Find the string "this" and gather every line that holds it.

_____

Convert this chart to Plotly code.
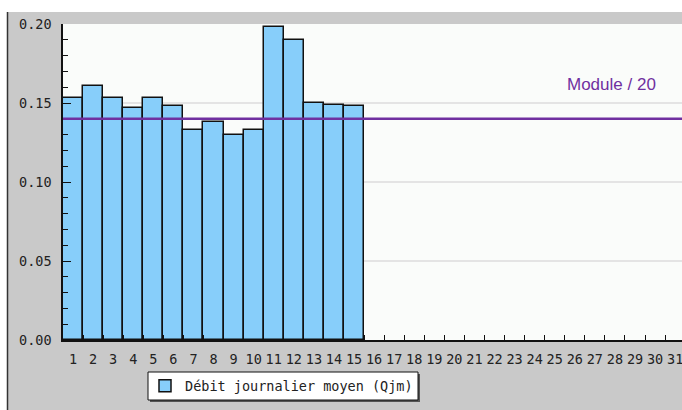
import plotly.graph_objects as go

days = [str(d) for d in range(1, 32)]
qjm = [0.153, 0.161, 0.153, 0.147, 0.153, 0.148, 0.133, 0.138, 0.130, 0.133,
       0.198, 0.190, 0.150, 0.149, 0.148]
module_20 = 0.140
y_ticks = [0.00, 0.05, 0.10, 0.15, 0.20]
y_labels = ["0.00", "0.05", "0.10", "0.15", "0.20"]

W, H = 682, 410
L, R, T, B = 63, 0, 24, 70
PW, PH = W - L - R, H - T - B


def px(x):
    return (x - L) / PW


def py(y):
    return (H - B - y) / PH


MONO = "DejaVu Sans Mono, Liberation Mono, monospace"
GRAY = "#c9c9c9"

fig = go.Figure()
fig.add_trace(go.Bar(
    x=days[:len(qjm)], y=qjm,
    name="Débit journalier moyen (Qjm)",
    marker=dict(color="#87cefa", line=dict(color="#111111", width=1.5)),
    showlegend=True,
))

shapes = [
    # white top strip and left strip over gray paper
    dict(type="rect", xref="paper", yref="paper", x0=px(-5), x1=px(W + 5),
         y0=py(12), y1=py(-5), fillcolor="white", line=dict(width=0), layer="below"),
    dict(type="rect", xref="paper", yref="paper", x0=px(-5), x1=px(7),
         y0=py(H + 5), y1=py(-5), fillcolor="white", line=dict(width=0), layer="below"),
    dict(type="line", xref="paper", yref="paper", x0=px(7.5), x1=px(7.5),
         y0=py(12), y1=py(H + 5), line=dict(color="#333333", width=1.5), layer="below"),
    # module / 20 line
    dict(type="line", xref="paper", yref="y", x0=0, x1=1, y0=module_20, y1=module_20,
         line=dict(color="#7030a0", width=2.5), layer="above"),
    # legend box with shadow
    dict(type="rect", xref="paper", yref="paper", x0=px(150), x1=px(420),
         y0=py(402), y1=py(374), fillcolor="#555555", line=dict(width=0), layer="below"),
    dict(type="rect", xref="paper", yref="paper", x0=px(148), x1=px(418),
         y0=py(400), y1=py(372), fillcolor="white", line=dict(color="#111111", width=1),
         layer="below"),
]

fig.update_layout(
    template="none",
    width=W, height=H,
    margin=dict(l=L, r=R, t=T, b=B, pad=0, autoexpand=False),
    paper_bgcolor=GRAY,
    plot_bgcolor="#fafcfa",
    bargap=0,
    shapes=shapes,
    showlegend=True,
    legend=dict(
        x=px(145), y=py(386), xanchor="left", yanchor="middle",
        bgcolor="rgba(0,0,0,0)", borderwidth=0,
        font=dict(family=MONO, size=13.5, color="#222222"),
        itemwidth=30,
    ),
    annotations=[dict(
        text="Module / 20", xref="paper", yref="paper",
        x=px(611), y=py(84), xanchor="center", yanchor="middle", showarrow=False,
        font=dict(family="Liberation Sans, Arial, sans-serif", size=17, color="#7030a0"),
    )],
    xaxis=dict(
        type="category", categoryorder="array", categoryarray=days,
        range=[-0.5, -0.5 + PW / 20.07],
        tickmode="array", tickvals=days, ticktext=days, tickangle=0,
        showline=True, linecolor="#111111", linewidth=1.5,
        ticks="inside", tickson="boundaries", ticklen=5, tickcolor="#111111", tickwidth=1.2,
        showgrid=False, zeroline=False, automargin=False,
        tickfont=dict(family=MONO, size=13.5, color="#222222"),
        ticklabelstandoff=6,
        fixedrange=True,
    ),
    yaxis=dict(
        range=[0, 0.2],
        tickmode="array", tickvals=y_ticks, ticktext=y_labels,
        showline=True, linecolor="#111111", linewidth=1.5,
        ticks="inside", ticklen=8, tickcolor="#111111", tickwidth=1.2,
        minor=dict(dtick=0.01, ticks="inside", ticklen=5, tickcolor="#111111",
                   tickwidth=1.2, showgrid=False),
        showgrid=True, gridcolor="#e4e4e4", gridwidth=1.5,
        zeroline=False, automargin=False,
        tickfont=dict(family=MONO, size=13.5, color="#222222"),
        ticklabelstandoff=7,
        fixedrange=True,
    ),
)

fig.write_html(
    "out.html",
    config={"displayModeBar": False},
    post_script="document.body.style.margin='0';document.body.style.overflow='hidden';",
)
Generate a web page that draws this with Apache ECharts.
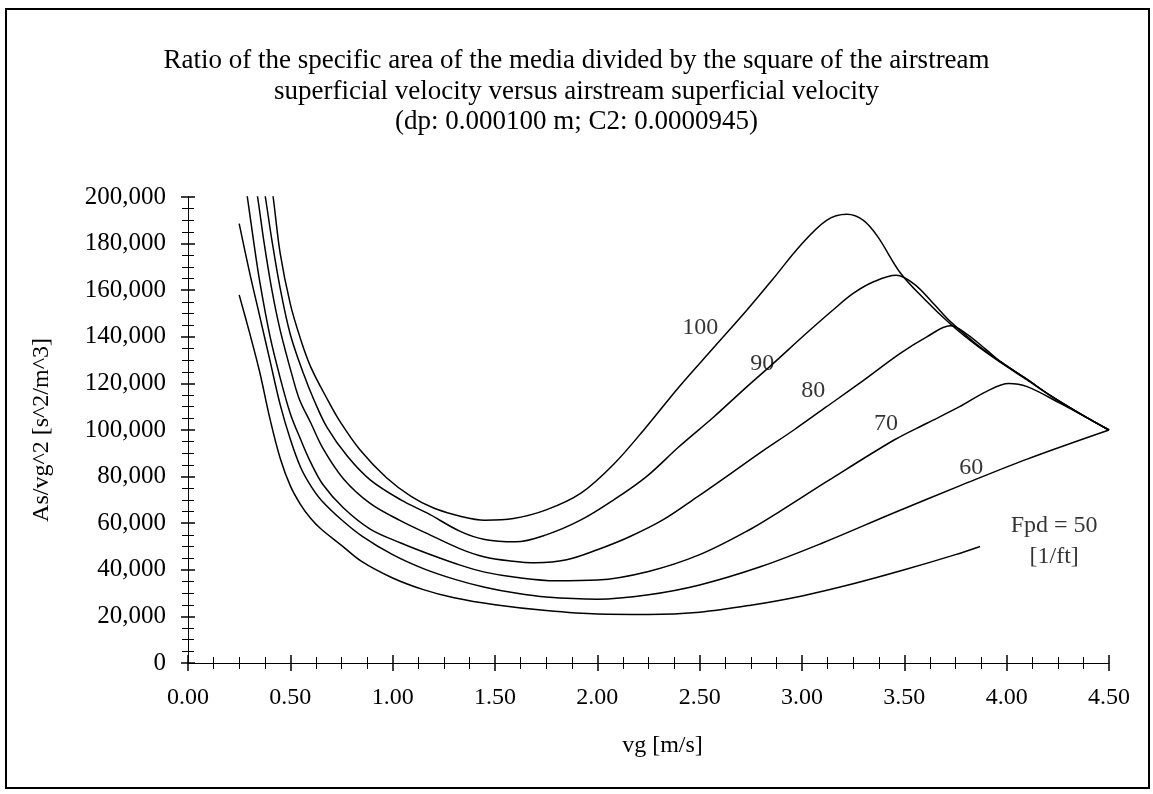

_____

§ EXERCISE SOLUTION:
Convert this chart to Plotly code.
Generate a web page that draws this with Apache ECharts.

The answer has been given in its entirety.